Site lets fliers pick seatmates

By Jayne Clark
USA Today

You can't choose your relatives, but if a fledgling Web site takes off, air travelers will at least be able to select their seatmates.

The idea is the brainstorm of frequent flier and New York public relations rep Peter Shankman, who is seeking to move the online dating format to the aircraft-seating chart.

The idea is to connect like-minded fliers — either in the personal or professional realms —who are traveling on the same flights. Here's how it works: Travelers join AirTroductions (www.airtroductions.com) for free and personal and/or business profiles. Then, before taking a flight, they enter their itineraries and are notified of other members booked on the same flight. They're given the option of sending anonymous e-mail through the site (at which point a $5 fee kicks in) to determine whether they want to meet at the airport, and, if mutually acceptable, get reassigned to adjoining seats.

The site made its debut recently and has about 1,150 members. But Shankman believes that with time — and possible affiliations with online booking sites and major trade shows — it will achieve the critical mass necessary to take flight.

Contrary to the reaction of some of his friends ("Dude, you created the mile-high club online!"), Shankman swears that's not his intention. He envisions enabling social connections among travelers bound for the same destination and business networking for those en route to conventions or trade shows.

Shankman, an elite-level flier who travels two to three times a month, acknowledges that he has had some interesting seatmates "but they're few and far between. You sit there and watch people come down the aisle, and it's that pit-in-the-stomach feeling."

Shankman recalls one particularly memorable Houston-to-Newark flight, the one that became the inspiration for AirTroductions. After he took his seat, his dread turned to elation when Miss Texas strolled down the aisle and sat down beside him.

"That was the quickest flight I took in my life," he declares. "She sat down and 11 seconds later we landed. We just had a really nice conversation, and it occurred to me that if you're sitting next to someone you want to talk to, the flight goes a lot faster."
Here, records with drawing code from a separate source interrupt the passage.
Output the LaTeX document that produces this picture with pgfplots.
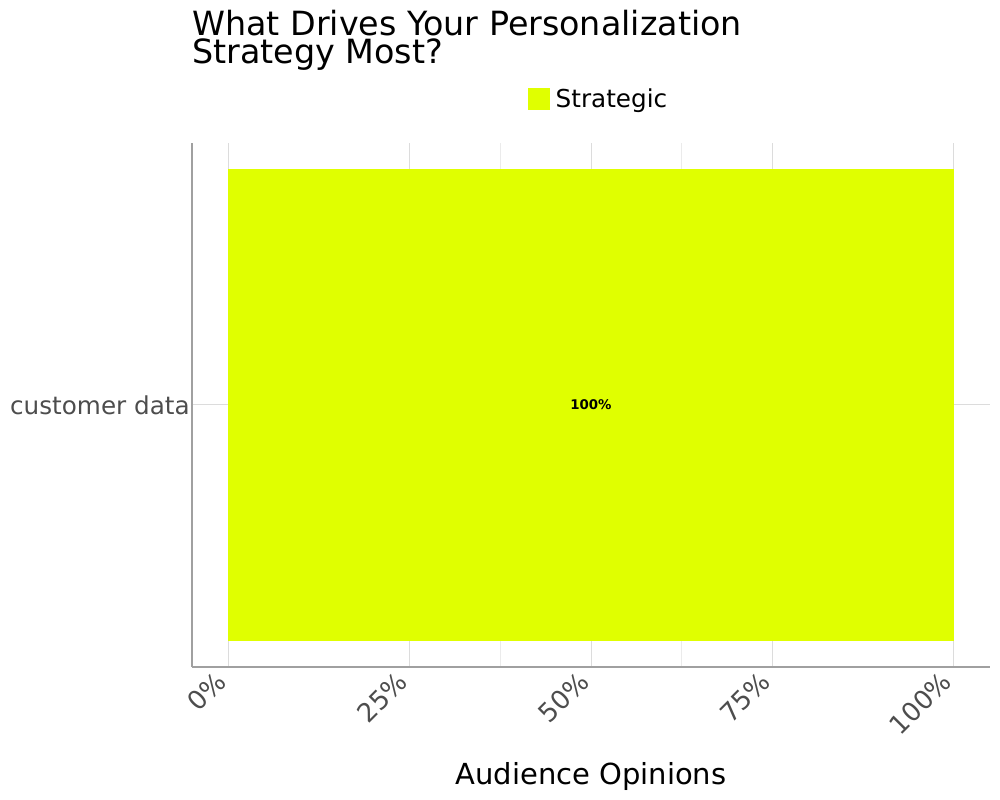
\documentclass[border=0pt]{standalone}
\usepackage{fontspec}
\setmainfont{DejaVu Sans}
\usepackage{pgfplots}
\pgfplotsset{compat=1.18}

\definecolor{barcol}{HTML}{E0FF00}
\definecolor{axisgray}{HTML}{A0A0A0}
\definecolor{tickgray}{HTML}{4D4D4D}
\definecolor{gridmaj}{HTML}{DCDCDC}
\definecolor{gridmin}{HTML}{EBEBEB}

% 1px = 0.75pt, the picture is 1000x800 px
\begin{document}
\begin{tikzpicture}
\useasboundingbox (0,0) rectangle (750pt,600pt);

\node[anchor=base west, inner sep=0pt, font=\fontsize{25}{25}\selectfont] at (144pt,573pt) {What Drives Your Personalization};
\node[anchor=base west, inner sep=0pt, font=\fontsize{25}{25}\selectfont] at (144pt,552pt) {Strategy Most?};

\begin{axis}[
    at={(144pt,99.75pt)}, anchor=south west,
    scale only axis,
    width=598.5pt, height=393pt,
    xmin=-5, xmax=105,
    ymin=-0.5, ymax=0.5,
    axis x line*=bottom, axis y line*=left,
    axis line style={draw=axisgray, line width=1.2pt, -},
    xtick={0,25,50,75,100},
    xticklabels={0\%,25\%,50\%,75\%,100\%},
    minor xtick={37.5,62.5},
    ytick={0},
    yticklabels={customer data},
    major tick length=0pt, minor tick length=0pt,
    xmajorgrids, xminorgrids, ymajorgrids,
    major grid style={draw=gridmaj, line width=0.75pt},
    minor grid style={draw=gridmin, line width=0.6pt},
    xticklabel style={xshift=-10.5pt, yshift=-2pt, rotate=45,
        anchor=north east, inner sep=0pt,
        font=\fontsize{19.5}{19.5}\selectfont, text=tickgray},
    yticklabel style={anchor=east, inner sep=0pt,
        font=\fontsize{18.5}{18.5}\selectfont, text=tickgray, xshift=-1.5pt},
    xlabel={Audience Opinions},
    xlabel style={at={(axis description cs:0.5,0)}, anchor=base,
        yshift=-87.75pt, font=\fontsize{21.75}{21.75}\selectfont},
    legend style={at={(axis description cs:0.51,1.084)}, anchor=center,
        draw=none, fill=none, font=\fontsize{18.5}{18.5}\selectfont,
        inner sep=0pt},
    legend image code/.code={
        \fill[#1] (0pt,-8.25pt) rectangle (16.5pt,8.25pt);
        \path (18.75pt,0pt);
    },
]
\addplot[xbar, fill=barcol, draw=none, bar width=0.9, bar shift=0pt]
    coordinates {(100,0)};
\addlegendentry{Strategic}

\node[font=\fontsize{10}{10}\selectfont\bfseries] at (axis cs:50,0) {100\%};
\end{axis}
\end{tikzpicture}
\end{document}
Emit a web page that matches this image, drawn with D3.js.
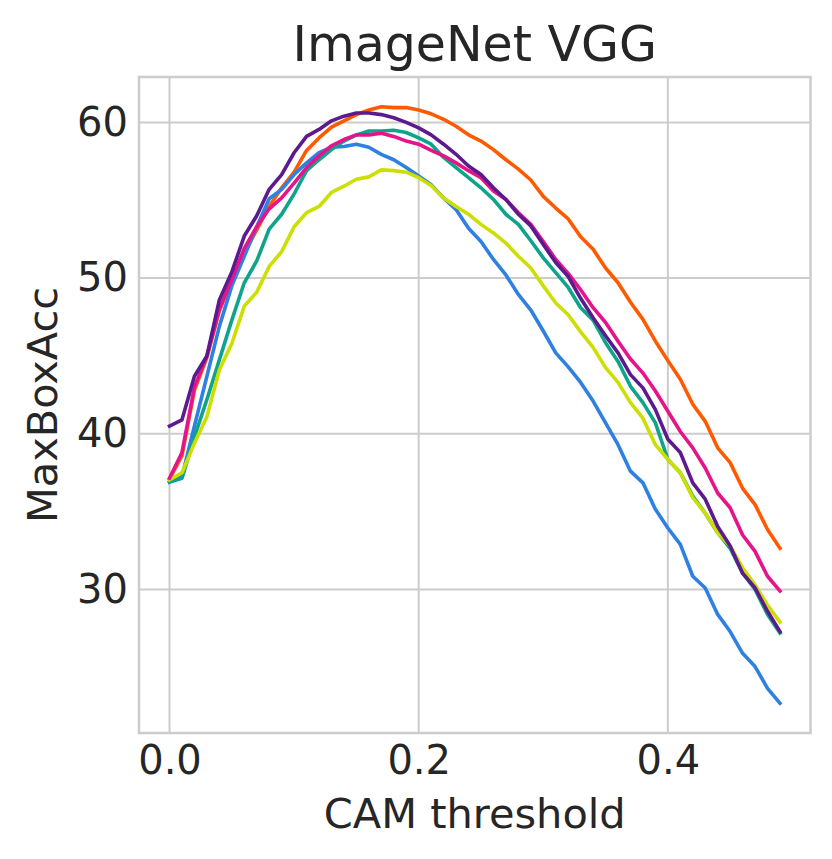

With airline load factors running high, Shankman acknowledges that switching seats at the gate could mean that one of the "matched" parties ends up in the loathsome middle seat.

"You're not going to go from coach to first (class) or from 34A by the bathroom to an exit row. But if you're with someone you want to talk to, it doesn't matter," says Shankman, who is unmarried. "If a beautiful woman e-mailed me and said, 'I want to sit next to you, 'I would chew off my right arm to sit in 34B."